Nowadays, we almost expect mainstream media outlets to offer absurd opinions based on anything and everything. But on Tuesday, the Washington Post Editorial Board offered its entry into the most ridiculous headline of the year when it suggested that, somehow, President Trump is “complicit” with Hurricane Florence, which made landfall in North Carolina earlier today.
The storm, which has weakened from a Category 3 hurricane down to a Category 1 as of Friday morning, is expected to dump torrential rain over North and South Carolina through Monday. The slow movement and especially heavy rain predicted with the storm have drawn comparisons to last year’s Hurricane Harvey, which flooded Houston and other parts of South Texas.
While the editorial writers at the Post gave the president some credit for the several warnings that he has issued about the storm on Twitter, the editorial goes on to suggest that he is somehow to blame for it as well.
“Yet when it comes to extreme weather, Mr. Trump is complicit,” The Post’s editorial board claimed. “He plays down human’s role in increasing the risks. It is hard to attribute any single weather event to climate change. But there is no reasonable doubt that humans are priming the Earth’s systems to produce disasters.”
The editorial went on to take Trump to task for playing down risks associated with so-called climate-change and his attempts “to dismantle efforts to address those risks.”
The editorial not only borders on insanity, it also tells some very specific falsehoods in order to make its point. For instance, the article claims, “If the Category 4 [it is now listed as a Category 1 storm] does, indeed, hit the Carolinas this week, it will be the strongest storm on record to land so far north.”

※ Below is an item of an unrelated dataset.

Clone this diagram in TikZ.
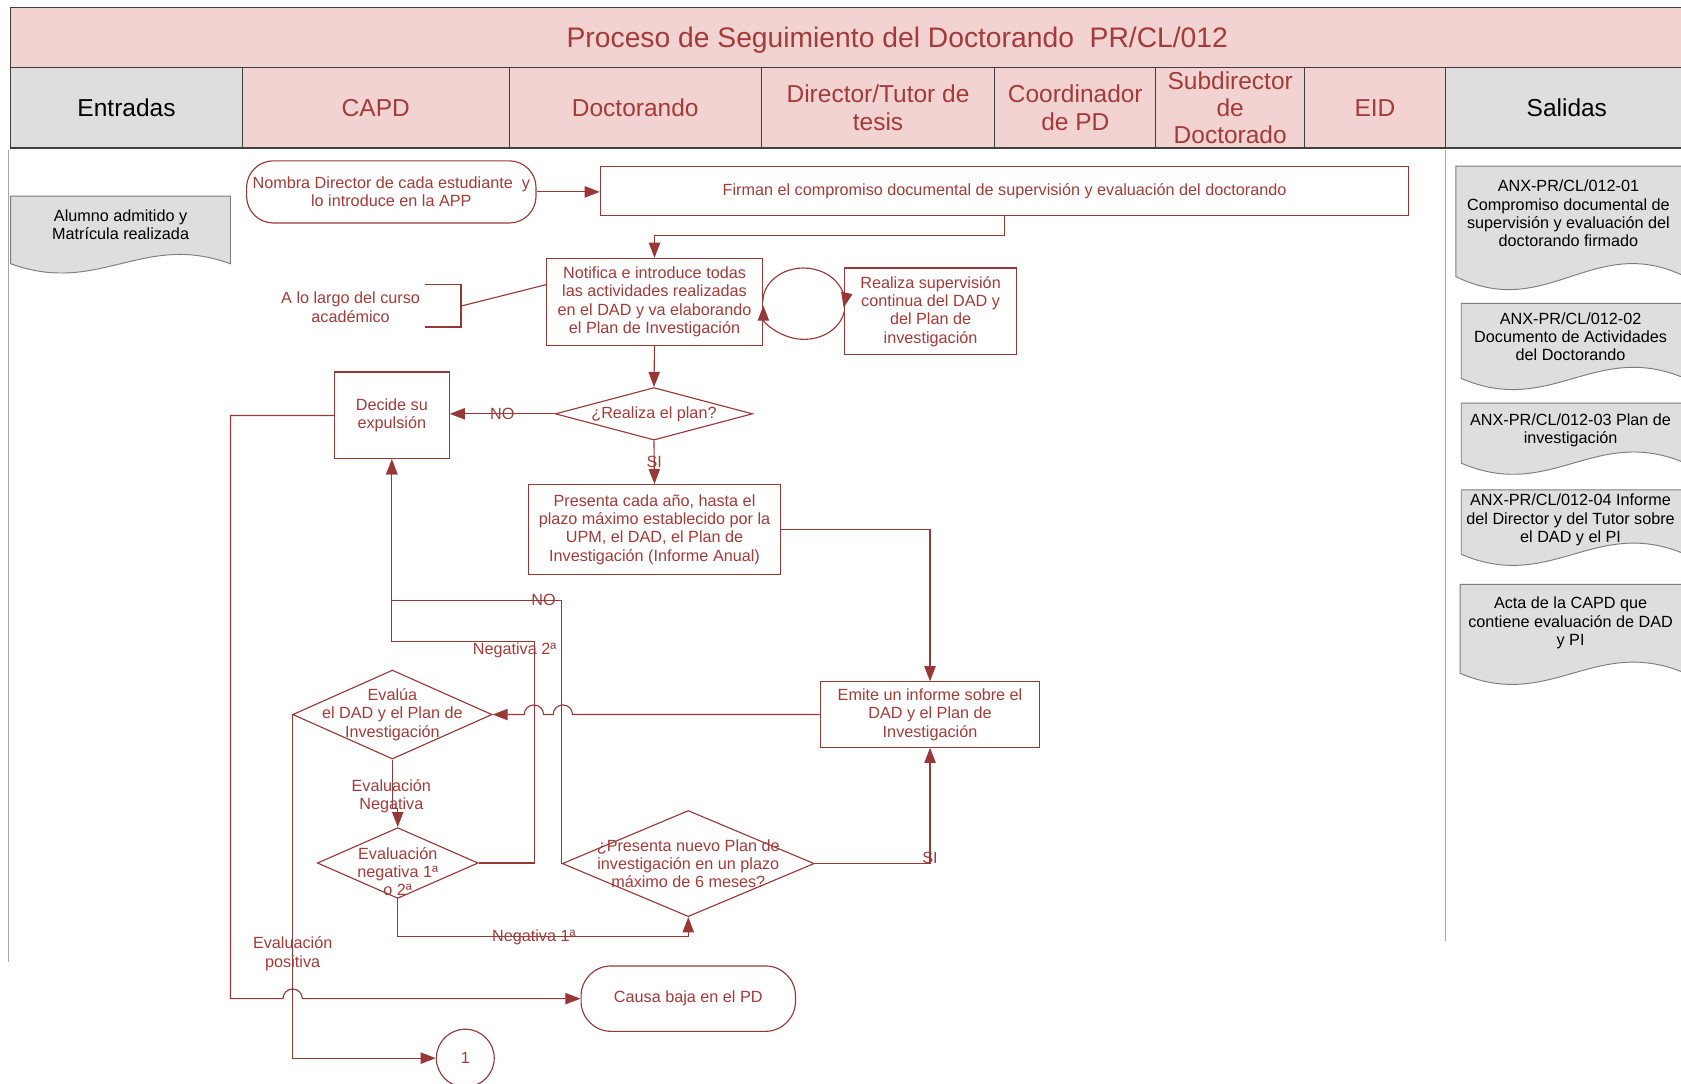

Baloney. Had researchers at the Post been at all interested in facts instead of propaganda, they would have quickly uncovered the terribly destructive 1954 hurricane season, in which no less than three large hurricanes, Carol, Edna, and Category 4 storm Hazel, all struck further north than Florence did. In the case of Hazel, the storm blasted the entire East Coast from North Carolina up to Canada. In fact, Hazel remains Canada’s most deadly hurricane to date, having killed more than a hundred people.
Without offering any specific facts to back its assertion, the Post claims that “there is no reasonable doubt that humans are priming the Earth’s systems to produce disasters.” But “reasonable doubt” exists in a lot of places, not all of which are in the mind of climate-change “deniers.” Like the fact that the United States is only now beginning to emerge from the longest dearth of hurricane activity on record. If hurricanes are supposed to be so much larger and deadlier due to climate-change, why did the storms wait until 2017 to show that? Were they just waiting for Trump to be in office so he could be blamed? Did President Obama somehow hold the storms back?

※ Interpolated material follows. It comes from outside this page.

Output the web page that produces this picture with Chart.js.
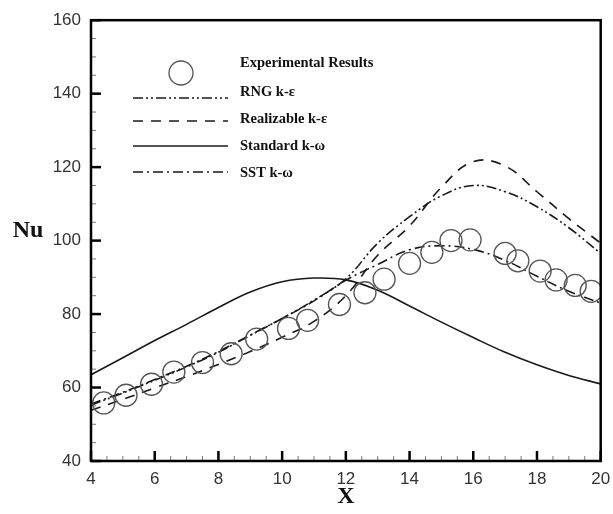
<!DOCTYPE html>
<html>
<head>
<meta charset="utf-8">
<script src="https://cdn.jsdelivr.net/npm/chart.js@4.4.1/dist/chart.umd.min.js"></script>
<style>
    html, body { margin: 0; padding: 0; background: #fff; }
    #wrap { width: 613px; height: 514px; }
</style>
</head>
<body>
<div id="wrap"><canvas id="myChart" width="613" height="514"></canvas></div>
<script>
// model curves, sampled every unit of X
const modelX = [4, 5, 6, 7, 8, 9, 10, 11, 12, 13, 14, 15, 16, 17, 18, 19, 20];
const rngNu = [55.2, 58.5, 62, 65.6, 69.6, 74.2, 78.8, 83.8, 89.6, 99.3, 106.5, 112.2, 115, 113.3, 109.2, 103.5, 96.5];
const realizableNu = [53.8, 56.8, 59.9, 63, 66.3, 69.8, 73.7, 78, 85, 96, 104, 114.5, 121.5, 120.3, 113.3, 106, 99.3];
const standardNu = [63.5, 68.1, 72.8, 77.2, 81.8, 86, 88.8, 89.8, 89.3, 86.5, 82.2, 77.8, 73.6, 69.6, 66.2, 63.3, 61];
const sstNu = [55.5, 58.7, 62.2, 65.8, 69.8, 74.3, 78.8, 83.6, 89.2, 93.5, 97.5, 98.6, 97.6, 94.6, 90.3, 86.2, 83];

// experimental points
const expX = [4.4, 5.1, 5.9, 6.6, 7.5, 8.4, 9.2, 10.2, 10.8, 11.8, 12.6, 13.2, 14.0, 14.7, 15.3, 15.9, 17.0, 17.4, 18.1, 18.6, 19.2, 19.7];
const expNu = [55.8, 57.9, 60.9, 64.2, 66.8, 69.2, 73.2, 76.1, 78.3, 82.6, 85.8, 89.5, 93.8, 96.8, 100, 100.2, 96.5, 94.5, 91.7, 89.3, 87.8, 86.2];

const xTicks = [4, 6, 8, 10, 12, 14, 16, 18, 20];
const yTicks = [40, 60, 80, 100, 120, 140, 160];

function toPoints(xs, ys) {
    return xs.map(function (x, i) { return { x: x, y: ys[i] }; });
}

function lineSet(label, ys, dash) {
    return {
        label: label,
        data: toPoints(modelX, ys),
        borderColor: '#1a1a1a',
        borderWidth: 1.6,
        borderDash: dash,
        pointRadius: 0,
        tension: 0.4,
        fill: false
    };
}

// frame, inward ticks, titles and the legend inside the plot
const decorations = {
    id: 'decorations',
    afterDatasetsDraw(chart) {
        const ctx = chart.ctx;
        const area = chart.chartArea;
        const xs = chart.scales.x;
        const ys = chart.scales.y;
        ctx.save();

        for (let v = 4; v <= 20; v += 0.5) {
            const major = v % 2 === 0;
            const px = xs.getPixelForValue(v);
            ctx.lineWidth = major ? 2.5 : 1;
            ctx.strokeStyle = major ? '#000' : '#777';
            ctx.beginPath();
            ctx.moveTo(px, area.bottom);
            ctx.lineTo(px, area.bottom - (major ? 10 : 5));
            ctx.stroke();
        }
        for (let v = 40; v <= 160; v += 5) {
            const major = v % 20 === 0;
            const py = ys.getPixelForValue(v);
            ctx.lineWidth = major ? 2.5 : 1;
            ctx.strokeStyle = major ? '#000' : '#777';
            ctx.beginPath();
            ctx.moveTo(area.left, py);
            ctx.lineTo(area.left + (major ? 10 : 5), py);
            ctx.stroke();
        }

        ctx.strokeStyle = '#000';
        ctx.lineWidth = 2.5;
        ctx.strokeRect(area.left, area.top, area.right - area.left, area.bottom - area.top);

        ctx.fillStyle = '#111';
        ctx.font = 'bold 24px "Liberation Serif"';
        ctx.textAlign = 'center';
        ctx.textBaseline = 'middle';
        ctx.fillText('Nu', 28, 231);
        ctx.fillText('X', (area.left + area.right) / 2, 497);

        // legend
        const sets = chart.data.datasets;
        const textX = 240;
        const textY = [63, 92, 119, 146, 173];
        const sampleY = [73, 98, 121, 146, 172];
        ctx.font = 'bold 14.5px "Liberation Serif"';
        ctx.textAlign = 'left';
        for (let i = 0; i < sets.length; i++) {
            const ds = sets[i];
            ctx.fillStyle = '#111';
            ctx.fillText(ds.label, textX, textY[i]);
            ctx.strokeStyle = ds.borderColor;
            ctx.lineWidth = ds.borderWidth;
            if (ds.showLine === false) {
                ctx.setLineDash([]);
                ctx.beginPath();
                ctx.arc(181, sampleY[i], 12, 0, Math.PI * 2);
                ctx.stroke();
            } else {
                ctx.setLineDash(ds.borderDash || []);
                ctx.beginPath();
                ctx.moveTo(133, sampleY[i]);
                ctx.lineTo(228, sampleY[i]);
                ctx.stroke();
            }
        }
        ctx.restore();
    }
};

const ctx = document.getElementById('myChart').getContext('2d');
new Chart(ctx, {
    type: 'line',
    data: {
        datasets: [
            {
                label: 'Experimental Results',
                data: toPoints(expX, expNu),
                showLine: false,
                borderColor: '#555',
                borderWidth: 1.3,
                backgroundColor: 'rgba(0,0,0,0)',
                pointStyle: 'circle',
                pointRadius: 11,
                pointBorderWidth: 1.3,
                pointBorderColor: '#555'
            },
            lineSet('RNG k-ε', rngNu, [10, 3, 2, 3, 2, 3]),
            lineSet('Realizable k-ε', realizableNu, [10, 8]),
            lineSet('Standard k-ω', standardNu, []),
            lineSet('SST k-ω', sstNu, [10, 4, 2, 4])
        ]
    },
    options: {
        responsive: false,
        devicePixelRatio: 1,
        animation: false,
        layout: { padding: { top: 20, right: 10, left: 0, bottom: 0 } },
        plugins: {
            legend: { display: false },
            tooltip: { enabled: false }
        },
        scales: {
            x: {
                type: 'linear',
                min: 4,
                max: 20,
                afterFit: function (scale) {
                    scale.height = 53;
                    scale.paddingRight = 0;
                    scale.paddingLeft = 0;
                },
                afterBuildTicks: function (scale) {
                    scale.ticks = xTicks.map(function (v) { return { value: v }; });
                },
                grid: { display: false, drawTicks: false },
                border: { display: false },
                ticks: {
                    padding: 8,
                    color: '#333',
                    font: { family: 'Liberation Sans', size: 17 }
                }
            },
            y: {
                min: 40,
                max: 160,
                afterFit: function (scale) { scale.width = 91; },
                afterBuildTicks: function (scale) {
                    scale.ticks = yTicks.map(function (v) { return { value: v }; });
                },
                grid: { display: false, drawTicks: false },
                border: { display: false },
                ticks: {
                    padding: 10,
                    color: '#333',
                    font: { family: 'Liberation Sans', size: 17 }
                }
            }
        }
    },
    plugins: [decorations]
});
</script>
</body>
</html>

The editorial went on to harangue Trump for a very minor issue: an announced rollback on burdensome federal regulations regarding the release of methane into the atmosphere. The regulations mainly affected the oil drilling and distribution business — an industry already awash in unnecessary bureaucratic red tape. The paper claimed that “the Trump Administration has now attacked all three pillars of President Barack Obama’s climate-change plan.”
Those pillars, as summarized by an Obama White House statement, were to “cut carbon pollution in America; prepare the United States for climate impacts; and lead international efforts to combat global climate change.” While President Trump has announced the coming U.S. withdrawal from the ridiculous Paris Climate Accord, it’s hard to see how he has attacked the other two “pillars.”

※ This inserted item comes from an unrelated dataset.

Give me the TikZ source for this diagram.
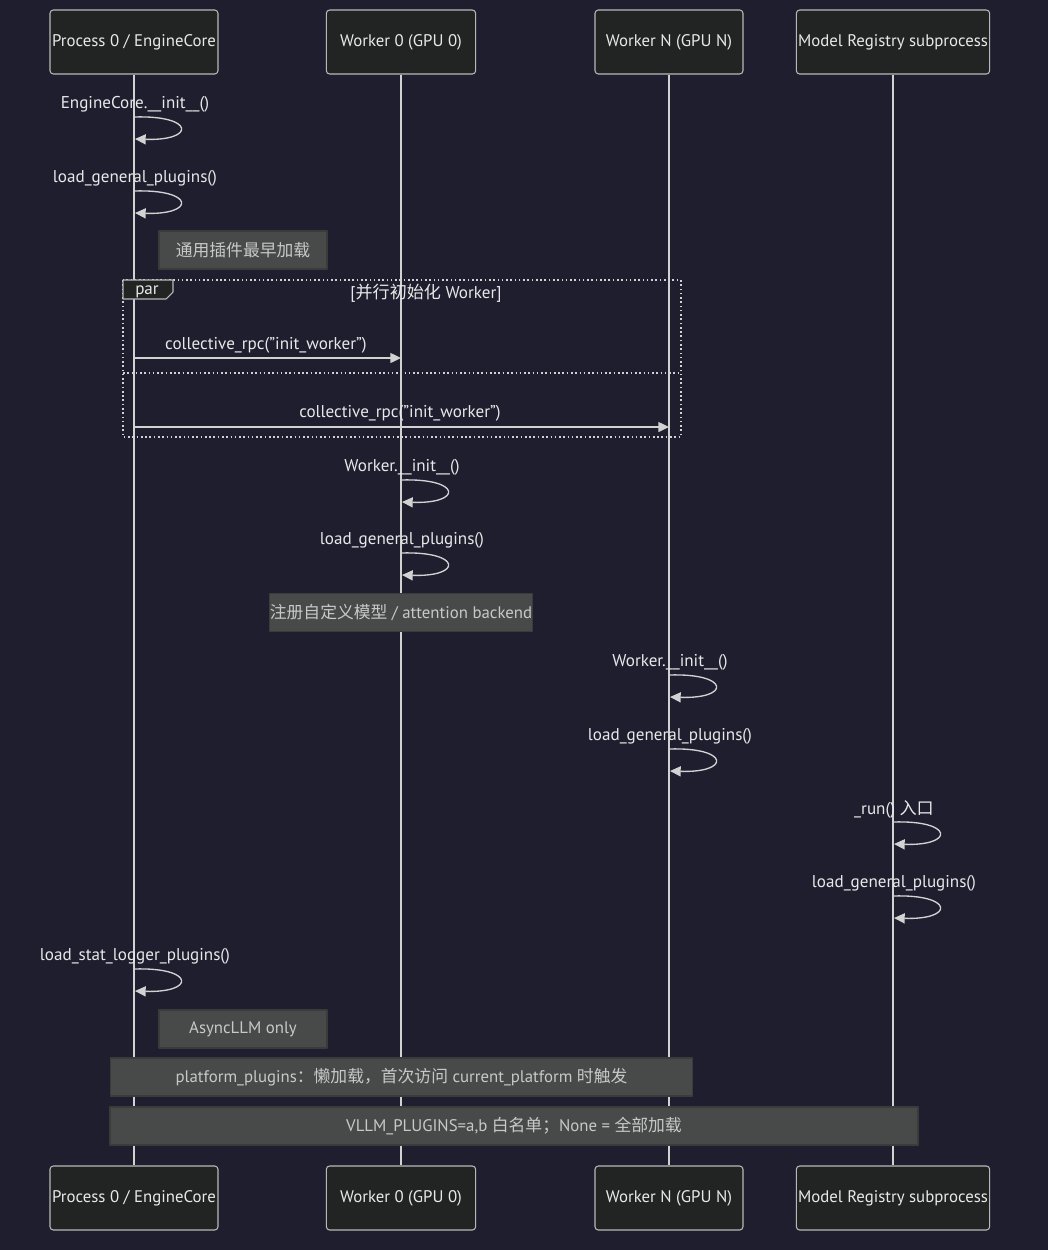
\documentclass[tikz,border=0pt]{standalone}
\usepackage{fontspec}
\setmainfont{PT Sans}
\newfontfamily\cjk{Noto Sans CJK SC}
\usetikzlibrary{arrows.meta}
\definecolor{bg}{HTML}{1F1E2F}
\definecolor{actorfill}{HTML}{222424}
\definecolor{actorline}{HTML}{B8B8B8}
\definecolor{notefill}{HTML}{484A4A}
\definecolor{noteline}{HTML}{3A3C3C}
\definecolor{txt}{HTML}{E8E8E8}
\definecolor{notetxt}{HTML}{C8C8C8}
\definecolor{wire}{HTML}{D2D2D2}
\tikzset{
  actor/.style={draw=actorline,fill=actorfill,rounded corners=2.5pt,text=txt,
    minimum height=48pt,inner sep=0pt,line width=0.8pt,font=\fontsize{12.6}{14}\selectfont},
  note/.style={draw=noteline,fill=notefill,text=notetxt,minimum height=28.5pt,
    inner sep=0pt,line width=0.8pt,font=\fontsize{12.6}{14}\selectfont},
  msg/.style={text=txt,inner sep=0pt,font=\fontsize{12.8}{14}\selectfont},
  wire/.style={draw=wire,line width=1pt},
  frame/.style={draw=wire,line width=1.2pt,dotted}
}
\begin{document}
\begin{tikzpicture}[x=0.75pt,y=-0.75pt,>={Triangle[length=8pt,width=7.5pt]},line join=round]
  \fill[bg] (0,0) rectangle (1048,1250);
  \useasboundingbox (0,0) rectangle (1048,1250);
  % participants, top and bottom
  \foreach \nm/\cx/\w/\txt in {pe/134/126/{Process 0 / EngineCore},
      wz/401/112/{Worker 0 (GPU 0)},wn/669/111/{Worker N (GPU N)},
      mr/893/145/{Model Registry subprocess}}{
    \node[actor,minimum width=\w pt] (\nm top) at (\cx,42) {\txt};
    \node[actor,minimum width=\w pt] (\nm bot) at (\cx,1198) {\txt};
    \draw[wire] (\nm top) -- (\nm bot);
  }
  % par block
  \draw[frame] (123,280) rectangle (681,437);
  \draw[frame] (123,373) -- (681,373);
  \draw[draw=actorline,fill=actorfill,line width=0.8pt]
    (123,280) -- (173,280) -- (173,292) -- (166,299) -- (123,299) -- cycle;
  \node[msg] (parlbl) at (147,292) {par};
  \node[msg] (partitle) at (426,293) {[{\cjk 并行初始化} Worker]};
  % messages
  \coordinate (rpc1s) at (134,358); \coordinate (rpc1e) at (401,358);
  \coordinate (rpc2s) at (134,427); \coordinate (rpc2e) at (669,427);
  \node[msg] (rpc1) at (266,345) {collective\_rpc("init\_worker")};
  \node[msg] (rpc2) at (400,413) {collective\_rpc("init\_worker")};
  \draw[wire,->] (rpc1s) -- (rpc1e);
  \draw[wire,->] (rpc2s) -- (rpc2e);
  % self calls
  \foreach \nm/\lx/\ly/\txt in {ecinit/134/103/{EngineCore.\_\_init\_\_()},
      ecgen/134/177/{load\_general\_plugins()},
      wzinit/401/466/{Worker.\_\_init\_\_()},
      wzgen/401/539/{load\_general\_plugins()},
      wninit/669/661/{Worker.\_\_init\_\_()},
      wngen/669/735/{load\_general\_plugins()},
      mrrun/893/808/{\_run() {\cjk 入口}},
      mrgen/893/882/{load\_general\_plugins()},
      ecstat/134/955/{load\_stat\_logger\_plugins()}}{
    \node[msg] (\nm) at (\lx+1,\ly+1.5) {\txt};
    \coordinate (\nm s) at (\lx,\ly+14);
    \coordinate (\nm e) at (\lx+1,\ly+36);
    \draw[wire,->] (\nm s) .. controls +(61,-2) and +(61,2) .. (\nm e);
  }
  % notes
  \node[note,minimum width=126pt] (n1) at (243,250) {\cjk 通用插件最早加载};
  \node[note,minimum width=192pt] (n2) at (401,612.5)
    {{\cjk 注册自定义模型} / attention backend};
  \node[note,minimum width=126pt] (n3) at (243,1029) {AsyncLLM only};
  \node[note,minimum width=437pt] (n4) at (401.5,1077)
    {platform\_plugins{\cjk ：懒加载，首次访问} current\_platform {\cjk 时触发}};
  \node[note,minimum width=606pt] (n5) at (514,1126)
    {VLLM\_PLUGINS=a,b {\cjk 白名单；}None = {\cjk 全部加载}};
\end{tikzpicture}
\end{document}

The Post concluded in dire tones, “The President has cemented the GOP’s legacy as one of reaction and reality denial. Sadly, few in his party appear to care.”
In the Post’s attempt to tie Hurricane Florence to President Trump, it shows its true colors. The newspaper will surely report on the destruction and flooding that Florence will certainly cause. But, sadly, it only cares for how the tragedy can be used politically against President Trump. A natural disaster — something we should truly come together on — is just another propaganda tool for a formerly respected newspaper. Clinton acolyte and current Chicago mayor Rahm Emanuel said it best: “You never let a serious crisis go to waste.” That is the legacy of the mainstream media today.